There are growing signs that screens reduce human empathy, which may be the most disturbing thing of all and perhaps offers a clue why life is becoming angrier. We spend most of our time lamenting how algorithms polarise us, without addressing an even more fundamental problem: we no longer talk about demanding issues face to face, where listening skills are required, but shout across cyberspace, where listening barely happens. 

But the momentum is for more of the virtual world. The software engineer, Marc Andreessen has coined the phrase ‘reality privilege.’  It belongs to those whose real-world existence is full of flourishing – relationships, wealth, housing, holidays, hobbies.  The solution for those who lack these goods, according to Andreessen and others, is a migration to an ‘online world that makes life and work and love wonderful for everyone, no matter what level of reality deprivation they find themselves in’. 

It is a case of Silicon Valley solutionism, where every problem must have a technological answer. The outcome of migration to an online world is that we no longer need to focus on solving knotty, unglamorous policy issues like poverty, poor housing and low-paid jobs. It also carries a curious echo of the theology which prioritises saving souls from a corrupt world rather than inheriting an embodied resurrection life in a new creation. 

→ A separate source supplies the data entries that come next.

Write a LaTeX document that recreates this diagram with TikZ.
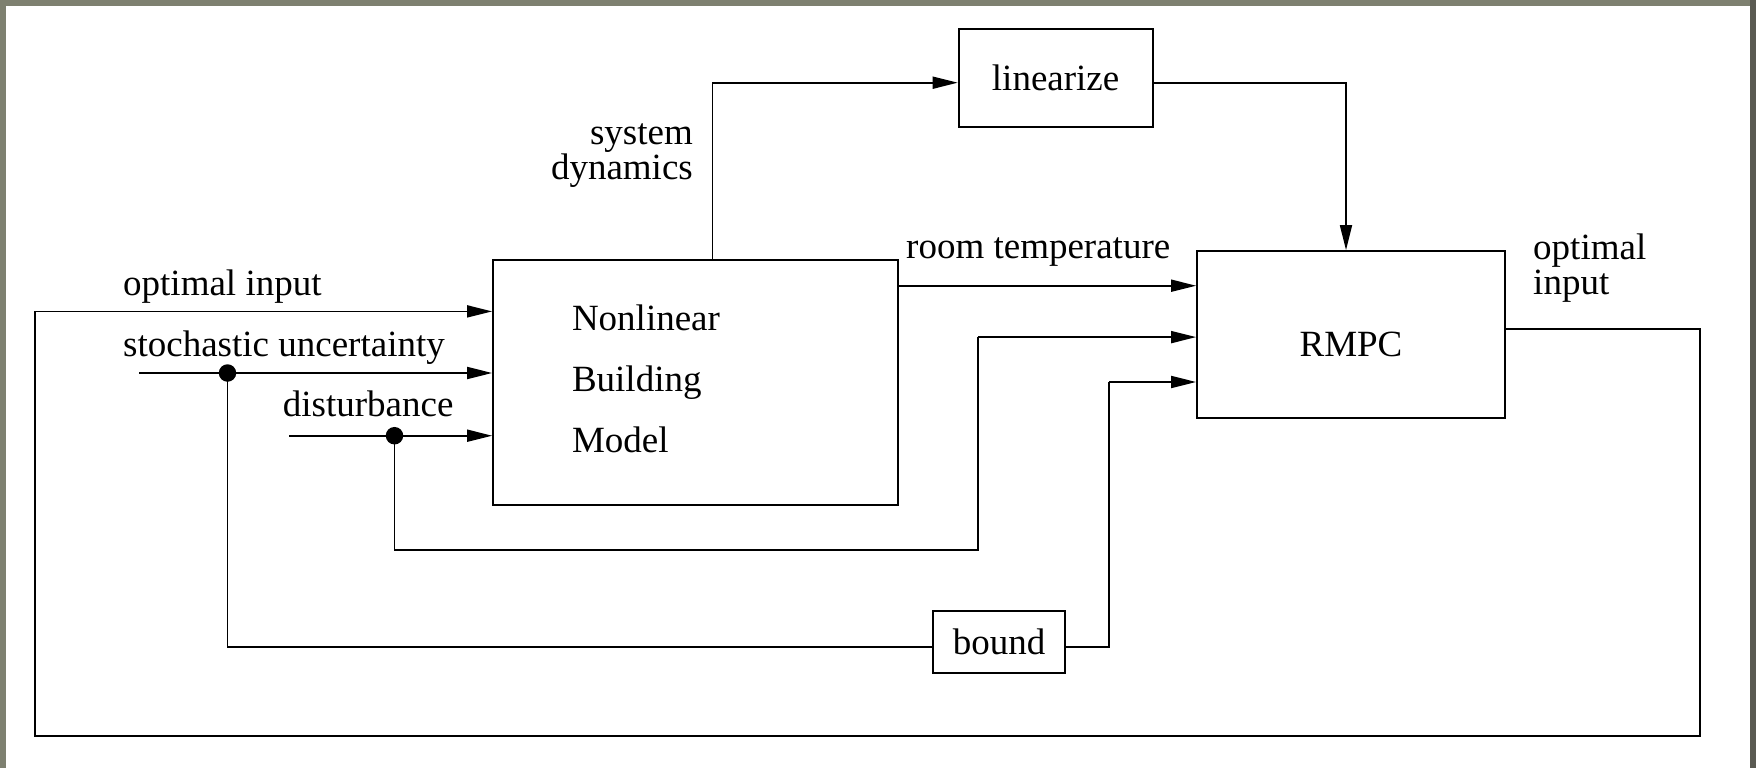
\documentclass[tikz,border=0pt]{standalone}
\usepackage{fontspec}
\setmainfont{Liberation Serif}
\usetikzlibrary{arrows.meta}
\definecolor{frameA}{HTML}{7E8070}
\definecolor{frameB}{HTML}{5A5A52}
\begin{document}
\begin{tikzpicture}[x=1pt,y=-1pt,
  every node/.style={font=\fontsize{37}{35}\selectfont},
  box/.style={draw, line width=1.8pt, inner sep=0pt},
  wire/.style={line width=1.8pt},
  arr/.style={wire, -{Triangle[length=25pt,width=12pt]}},
  lbl/.style={inner sep=0pt},
  junction/.style={circle, fill=black, inner sep=0pt, minimum size=17.5pt}]
\useasboundingbox (0,0) rectangle (1756,768);
\fill[frameA] (0,0) rectangle (1756,768);
\fill[frameB] (1750,0) rectangle (1756,768);
\fill[white] (6,6) rectangle (1750,768);

% blocks
\node[box, minimum width=405pt, minimum height=245pt, align=left, text width=247pt,
      font=\fontsize{37}{61}\selectfont] (nbm) at (695.5,382.5) {Nonlinear\\Building\\Model\rule[-6.8pt]{0pt}{0pt}};
\node[box, minimum width=194pt, minimum height=97.5pt] (lin) at (1055.6,77.9) {linearize};
\node[box, minimum width=308pt, minimum height=167pt, text height=43pt, text depth=0pt] (rmpc) at (1351,334.5) {RMPC};
\node[box, minimum width=132pt, minimum height=62pt] (bound) at (999,642.3) {bound};

% labels
\node[lbl, anchor=base west] (l1) at (123,295.7) {optimal input};
\node[lbl, anchor=base west] (l2) at (123,356) {stochastic uncertainty};
\node[lbl, anchor=base west] (l3) at (282.7,416.7) {disturbance};
\node[lbl, anchor=base east, align=right] (l4) at (693,179) {system\\dynamics};
\node[lbl, anchor=base west, align=left] (l5) at (906,258) {room temperature};
\node[lbl, anchor=base west, align=left] (l6) at (1533,294) {optimal\\input};

% coordinates
\coordinate (sd) at (712.5,82.7);
\coordinate (lr) at (1346,82.7);
\coordinate (rt) at (906,285.7);
\coordinate (ss) at (139,373);
\coordinate (ds) at (289,435.7);
\coordinate (dcorner) at (977.8,550);
\coordinate (din) at (977.8,337.1);
\coordinate (bl) at (900,647);
\coordinate (bc) at (1109,382);
\coordinate (fbout) at (1600,329);
\coordinate (fb1) at (1700,735.8);
\coordinate (fb2) at (34.7,311.4);

\node[junction] (sdot) at (227.5,373) {};
\node[junction] (ddot) at (394.5,435.7) {};

% connectors
\draw[arr] (nbm.north -| sd) |- (lin.west |- sd);
\draw[arr] (lin.east |- sd) -| (rmpc.north -| lr);
\draw[arr] (nbm.east |- rt) -- (rmpc.west |- rt);
\draw[arr] (ss) -- (nbm.west |- ss);
\draw[arr] (ds) -- (nbm.west |- ds);
\draw[wire] (ddot.center) |- (dcorner) -- (din);
\draw[arr] (din) -- (rmpc.west |- din);
\draw[wire] (sdot.center) |- (bound.west |- bl);
\draw[wire] (bound.east |- bl) -| (bc);
\draw[arr] (bc) -- (rmpc.west |- bc);
\draw[wire] (rmpc.east |- fbout) -| (fb1) -| (fb2);
\draw[arr] (fb2) -- (nbm.west |- fb2);
\end{tikzpicture}
\end{document}
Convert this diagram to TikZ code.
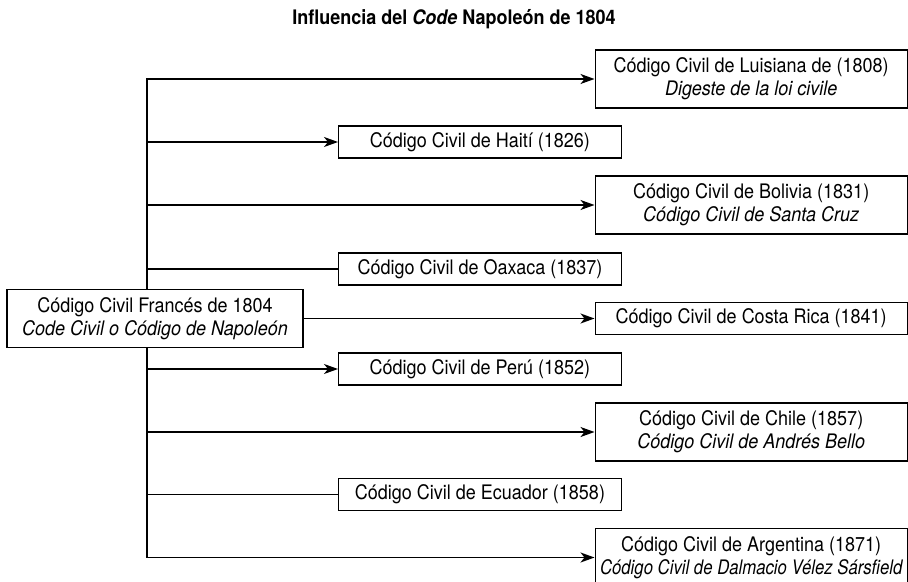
\documentclass[tikz,border=0pt]{standalone}
\usepackage{fontspec}
\setmainfont{TeX Gyre Heros}[FakeStretch=0.9]
\usepackage{graphicx}
\usetikzlibrary{arrows.meta}

\begin{document}
\begin{tikzpicture}[x=0.5pt,y=-0.5pt,
  every node/.style={font=\fontsize{10pt}{11.6pt}\selectfont},
  box/.style={draw, line width=0.7pt, inner sep=1pt, align=center},
  rbox/.style={box, anchor=west, minimum width=156pt},
  mbox/.style={box, anchor=west, minimum width=141.25pt, minimum height=16pt},
  two/.style={minimum height=29pt},
  one/.style={minimum height=16pt},
  arr/.style={line width=0.7pt, -{Stealth[length=7pt,width=5pt,inset=2pt]}},
  link/.style={line width=0.7pt}]
\useasboundingbox (0,0) rectangle (908,582);
\coordinate (trunk) at (147,0);
\node[font=\fontsize{10pt}{11.6pt}\selectfont\bfseries] (title) at (454,19) {Influencia del \textit{Code} Napoleón de 1804};
\node[box, two, minimum width=148pt, fill=white] (frances) at (155,318.5) {Código Civil Francés de 1804\\\textit{Code Civil o Código de Napoleón}};
\node[rbox,two] (luisiana) at (594.5,79) {Código Civil de Luisiana de (1808)\\\textit{Digeste de la loi civile}};
\node[mbox] (haiti) at (338,142) {Código Civil de Haití (1826)};
\node[rbox,two] (bolivia) at (594.5,205) {Código Civil de Bolivia (1831)\\\textit{Código Civil de Santa Cruz}};
\node[mbox] (oaxaca) at (338,269) {Código Civil de Oaxaca (1837)};
\node[rbox,one] (costarica) at (594.5,318.5) {Código Civil de Costa Rica (1841)};
\node[mbox] (peru) at (338,369) {Código Civil de Perú (1852)};
\node[rbox,two] (chile) at (594.5,432) {Código Civil de Chile (1857)\\\textit{Código Civil de Andrés Bello}};
\node[mbox] (ecuador) at (338,494.5) {Código Civil de Ecuador (1858)};
\node[rbox,two] (argentina) at (594.5,557.5) {Código Civil de Argentina (1871)\\\scalebox{0.93}[1]{\itshape Código Civil de Dalmacio Vélez Sársfield}};
\draw[arr] (trunk |- frances.north) |- (luisiana.west);
\draw[arr] (trunk |- frances.south) |- (argentina.west);
\draw[arr] (trunk |- haiti) -- (haiti.west);
\draw[arr] (trunk |- bolivia) -- (bolivia.west);
\draw[link] (trunk |- oaxaca) -- (oaxaca.west);
\draw[arr] (frances.east) -- (costarica.west);
\draw[arr] (trunk |- peru) -- (peru.west);
\draw[arr] (trunk |- chile) -- (chile.west);
\draw[link] (trunk |- ecuador) -- (ecuador.west);
\end{tikzpicture}
\end{document}
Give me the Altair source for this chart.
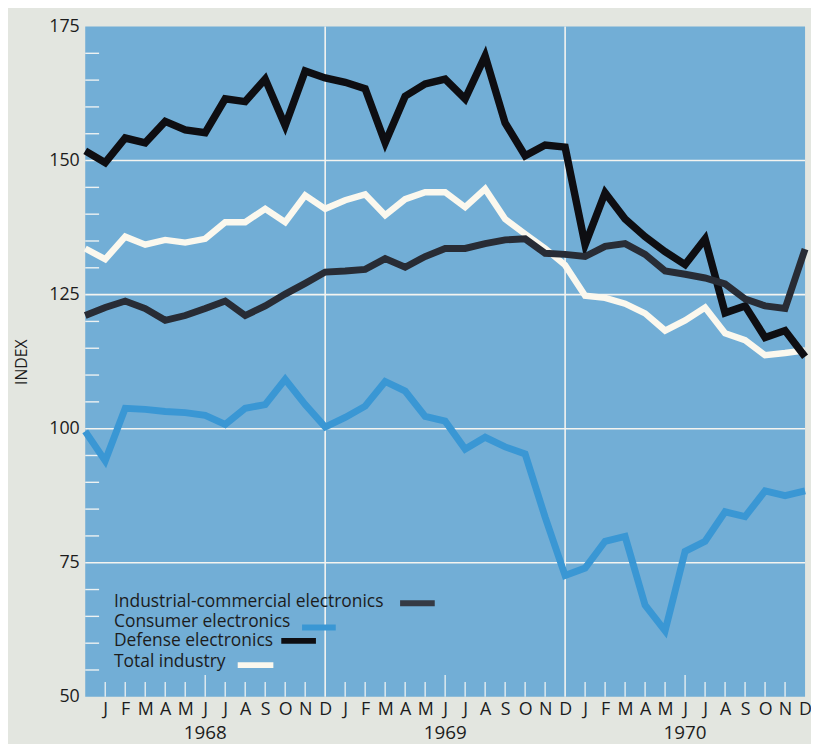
import json
import altair as alt
import pandas as pd

# ---------------- data ----------------
month_letters = ["J", "F", "M", "A", "M", "J", "J", "A", "S", "O", "N", "D"]
years = ["1968", "1969", "1970"]
series_names = [
    "Industrial-commercial electronics",
    "Consumer electronics",
    "Defense electronics",
    "Total industry",
]
# monthly index values, Dec 1967 .. Dec 1970 (37 points)
industrial = [121.1, 122.6, 123.8, 122.4, 120.2, 121.1, 122.4, 123.8, 121.1, 122.9, 125.1, 127.1, 129.2,
              129.4, 129.7, 131.7, 130.1, 132.1, 133.6, 133.6, 134.5, 135.2, 135.4, 132.7, 132.5,
              132.1, 134.0, 134.5, 132.5, 129.4, 128.8, 128.1, 127.0, 124.2, 122.9, 122.4, 133.5]
consumer = [99.5, 94.0, 103.8, 103.6, 103.2, 103.0, 102.5, 100.8, 103.8, 104.5, 109.2, 104.5, 100.3,
            102.1, 104.2, 108.8, 107.0, 102.3, 101.4, 96.2, 98.4, 96.6, 95.3, 83.5, 72.6,
            74.0, 79.0, 79.9, 67.1, 62.3, 77.1, 79.0, 84.5, 83.6, 88.4, 87.5, 88.4]
defense = [151.8, 149.6, 154.2, 153.3, 157.3, 155.7, 155.2, 161.5, 161.0, 165.2, 156.5, 166.7, 165.4,
           164.6, 163.4, 153.3, 162.0, 164.3, 165.2, 161.5, 169.5, 157.0, 150.9, 152.9, 152.5,
           134.3, 144.0, 139.1, 135.8, 133.0, 130.6, 135.4, 121.6, 122.9, 117.0, 118.3, 113.4]
total = [133.6, 131.6, 135.8, 134.3, 135.2, 134.7, 135.4, 138.5, 138.5, 141.0, 138.5, 143.5, 141.0,
         142.6, 143.7, 139.8, 142.8, 144.1, 144.1, 141.3, 144.7, 139.1, 136.3, 133.6, 130.5,
         124.8, 124.4, 123.3, 121.5, 118.3, 120.2, 122.6, 117.8, 116.5, 113.7, 114.1, 114.6]
y_labels = [50, 75, 100, 125, 150, 175]
y_grid = [75, 100, 125, 150]
y_minor = [v for v in range(55, 175, 5) if v % 25 != 0]

series_values = [industrial, consumer, defense, total]
colors = ["#282c35", "#3a97d4", "#0e0e12", "#fbf8ee"]
swatch_colors = ["#353a44", "#3a97d4", "#0e0e12", "#fbf8ee"]
widths = [7, 7, 7.5, 6.5]

n = len(defense)
rows = []
for name, vals in zip(series_names, series_values):
    for i, v in enumerate(vals):
        rows.append({"idx": i, "value": v, "series": name})
df = pd.DataFrame(rows)

x_grid = [12, 24]
x_minor = pd.DataFrame({"idx": [i for i in range(1, n - 1) if i % 12 != 0]})
year_df = pd.DataFrame({"year": years, "idx": [6 + 12 * k for k in range(len(years))]})

# ---------------- layout ----------------
W, H = 727, 677
FONT = "Open Sans"
TXT = "#1c1c1c"

xs = alt.Scale(domain=[0, n - 1], nice=False, zero=False)
ys = alt.Scale(domain=[50, 175], nice=False, zero=False)

label_expr = f"{json.dumps(month_letters)}[(datum.value - 1) % 12]"
x_axis = alt.Axis(values=list(range(1, n)), labelExpr=label_expr, domain=False, ticks=False,
                  grid=False, labelFontSize=18, labelPadding=4, labelOverlap=False,
                  labelBound=False, labelFlush=False, labelColor=TXT, labelFont=FONT,
                  title=None)
y_axis = alt.Axis(values=y_labels, domain=False, ticks=False, grid=False, labelFontSize=18,
                  labelColor=TXT, labelPadding=6, labelFont=FONT, title="INDEX",
                  titleFontSize=16, titleFontWeight="normal", titleColor=TXT, titleFont=FONT,
                  titleX=-64, titleY=H / 2, titleAngle=270, titleAlign="center",
                  titleBaseline="middle")


def X(f):
    return alt.X(f, type="quantitative", scale=xs, axis=x_axis)


def Y(f):
    return alt.Y(f, type="quantitative", scale=ys, axis=y_axis)


layers = []

# white grid lines
layers.append(alt.Chart(pd.DataFrame({"v": y_grid})).mark_rule(color="#f4f4f0", strokeWidth=1.6)
              .encode(y=Y("v")))
layers.append(alt.Chart(pd.DataFrame({"idx": x_grid})).mark_rule(color="#f4f4f0", strokeWidth=1.6)
              .encode(x=X("idx")))
# minor ticks on left edge
layers.append(alt.Chart(pd.DataFrame({"v": y_minor})).mark_rule(color="#eef2f2", strokeWidth=1.4)
              .encode(y=Y("v"), x=alt.value(0), x2=alt.value(14)))
# month ticks at bottom (inside), June taller
layers.append(alt.Chart(x_minor).mark_rule(color="#eef2f2", strokeWidth=1.3)
              .transform_filter("datum.idx % 12 != 6")
              .encode(x=X("idx"), y=alt.value(H), y2=alt.value(H - 15)))
layers.append(alt.Chart(x_minor).mark_rule(color="#eef2f2", strokeWidth=1.3)
              .transform_filter("datum.idx % 12 == 6")
              .encode(x=X("idx"), y=alt.value(H), y2=alt.value(H - 22)))

# data lines (draw order: consumer, total, defense, industrial on top)
for k in [1, 3, 2, 0]:
    layers.append(
        alt.Chart(df).transform_filter(alt.datum.series == series_names[k])
        .mark_line(color=colors[k], strokeWidth=widths[k], strokeJoin="miter", strokeCap="butt")
        .encode(x=X("idx"), y=Y("value"), order="idx:Q")
    )

# year labels under the June ticks
layers.append(alt.Chart(year_df).mark_text(fontSize=19, font=FONT, color=TXT, baseline="middle")
              .encode(x=X("idx"), y=alt.value(H + 37), text="year:N"))

# legend (text then swatch)
leg_text_y = [586.5, 606, 625.5, 646.5]
sw_x = [(318, 353), (219, 253), (198, 233), (154, 190)]
sw_y = [582.5, 607, 620.5, 645]
for k, name in enumerate(series_names):
    layers.append(alt.Chart(pd.DataFrame({"t": [name]})).mark_text(
        fontSize=17.6, font=FONT, color=TXT, align="left", baseline="alphabetic")
        .encode(x=alt.value(29), y=alt.value(leg_text_y[k]), text="t:N"))
    layers.append(alt.Chart(pd.DataFrame({"t": [name]})).mark_rule(
        color=swatch_colors[k], strokeWidth=6)
        .encode(x=alt.value(sw_x[k][0]), x2=alt.value(sw_x[k][1]), y=alt.value(sw_y[k])))

chart = (
    alt.layer(*layers)
    .properties(width=W, height=H, autosize=alt.AutoSizeParams(type="none"),
                padding={"left": 78, "top": 15, "right": 6, "bottom": 44},
                background="#e3e6e0")
    .configure_view(fill="#72aed6", stroke=None)
)

chart.save("out.html", embed_options={"renderer": "svg", "actions": False})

In the two decades after 2003, in-person socialising between American adults dropped by thirty percent; among teenagers it fell by forty-five percent. According to Rosen ‘this changes our behaviour towards others, how we get along or don’t get along, how we resolve conflict, how we understand each other’.  The de-incarnation of human life continues apace, yet it is the physical world is where we flourish, where millennia of brain development has taken place and where God embodied himself in Christ.   

We may come to regret at length the rush to the virtual world, a bit like smoking in the twentieth century. But there is every chance we won’t, because technology is clever and so very cool. The meaning of the incarnation is up for grabs, only this time it’s human, not divine.